ДОЧЬ. Рассказала небось свекрови. Быханова-старшая, с тех пор как самого на папино место взяли, и так от нас нос воротит… Был папа жив, по-другому они себя вели, по-другому…

МАТЬ. Это она от тебя воротит. Люди, знаешь, не такие дураки, от людей не скроешь.

Пауза.

Тайное становится явным! Ты в смешном, в ложном положении.

Пауза.

Ладно, живи как хочешь.

Пауза.

У меня к тебе одна просьба, только одна.

Небольшая пауза.

Приедет Алла, и я прошу тебя…

ДОЧЬ (перебивает ее, нетерпеливо). Ах вот оно что.

Небольшая пауза.

А я смотрю – что ты сегодня такая благостная! А ты гостей ждешь. К тебе гостья едет.

МАТЬ (серьезно). Приедет твоя сестра…

ДОЧЬ. Ну как же, сестренка! А что ей нужно в нашей дыре, в нашем захолустье? Может быть, она проездом в другие страны? В Японию или в Бирму в какую-нибудь? (Небольшая пауза.) Нечего ей здесь делать. Папина «Волга» давно у нее в гараже, цацки бабуленькины все захапала… У меня в тот приезд книжки выпросила, хотя зачем они ей, трудно сказать.

МАТЬ. Книжки ты ей сама отдала, для детей… И потом, зачем нам машина, кто бы ее водил?

ДОЧЬ. Я! Я бы могла научиться.

МАТЬ. Да уж… А у них и Валерик водит, и сама Алла умеет, этого у нее не отнимешь.
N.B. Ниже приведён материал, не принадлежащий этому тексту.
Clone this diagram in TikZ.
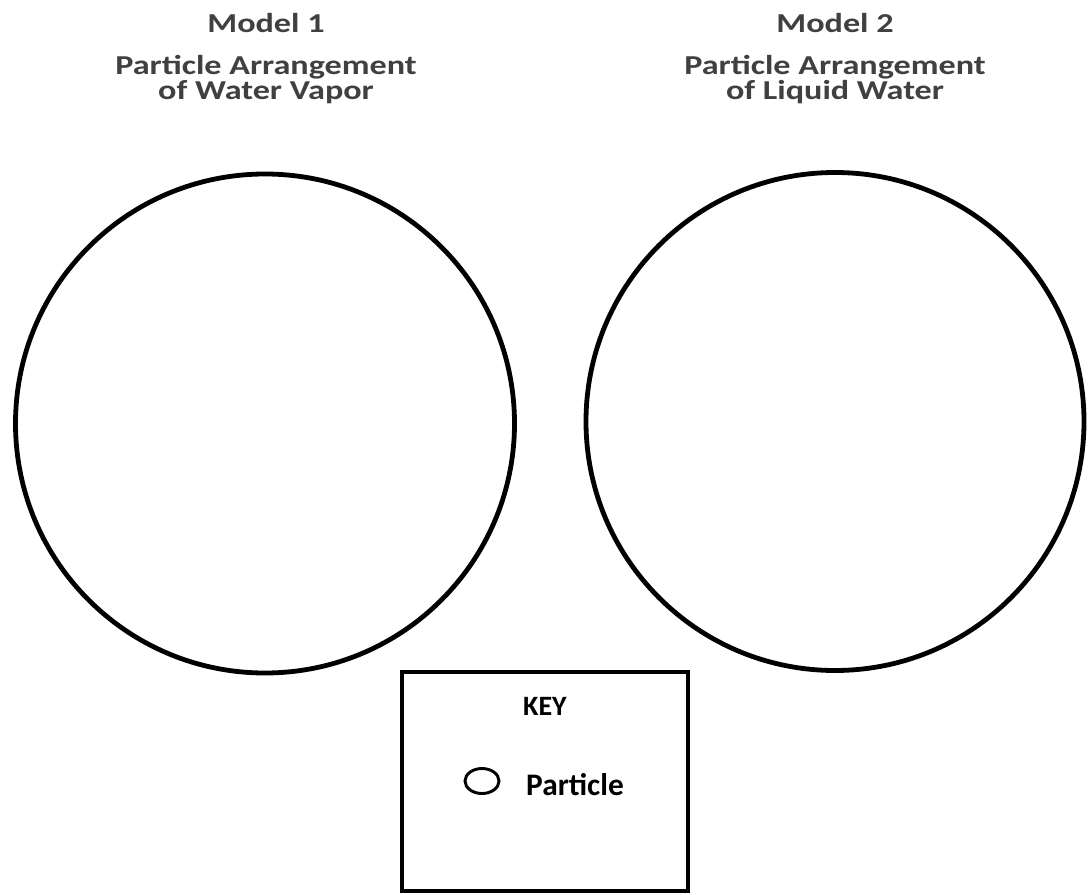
\documentclass[tikz,border=0pt]{standalone}
\usepackage{fontspec}
\setmainfont{Carlito}
\newfontfamily\titlefont[FakeStretch=1.25]{Carlito}
\definecolor{titlegray}{HTML}{404040}
\begin{document}
\begin{tikzpicture}[
        x = 0.75pt,
        y = -0.75pt,
        line width = 3.6pt,
        title/.style = {text = titlegray, font = \titlefont\bfseries\fontsize{20.5}{25}\selectfont, anchor = base, inner sep = 0pt},
        keytext/.style = {font = \bfseries\fontsize{21}{25}\selectfont, anchor = base, inner sep = 0pt}
    ]
        \useasboundingbox (0,0) rectangle (1088,895);
        % titles
        \node[title] (model1) at (266,33) {Model 1};
        \node[title] (model1a) at (266,75) {Particle Arrangement};
        \node[title] (model1b) at (266,100) {of Water Vapor};
        \node[title] (model2) at (835,33) {Model 2};
        \node[title] (model2a) at (835,75) {Particle Arrangement};
        \node[title] (model2b) at (835,100) {of Liquid Water};
        % circles
        \draw (265,423.5) circle (249.5);
        \draw (835,421.5) circle (249);
        % key
        \draw (402,672) rectangle (688,891);
        \node[keytext] (key) at (545,715) {KEY};
        \draw[line width = 2.2pt] (482,781) ellipse (17 and 12.5);
        \node[keytext, font = \bfseries\fontsize{23.5}{25}\selectfont] (particle) at (575,795) {Particle};
    \end{tikzpicture}
\end{document}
А серьги – ты сама только что сказала, мы никуда не ходим. А она! Ей нужнее, что ни говори.

ДОЧЬ. Вот ты меня все упрекаешь, а у тебя у первой нету самолюбия. Это я в тебя! Отец если когда поступался этим, так по-умному. А в семейной жизни ой-ой как берег свое достоинство. А ты…

МАТЬ. Ты язык-то придержи.

ДОЧЬ. На самом деле тебе в ней все нравится: и всеядность ее, и наглость. Ты хотела бы, чтобы и я такая же была. Такая же, как она. Вот чего ты хочешь.

МАТЬ. Я радуюсь, что у Аллы все в порядке. Все мы только и хотим, чтобы у наших детей все было нормально.

ДОЧЬ. А как она к тебе относится, это, значит, неважно!

МАТЬ (помолчав). Правду сказать, я от моих дочерей не много уважения вижу, уж не говорю – заботы.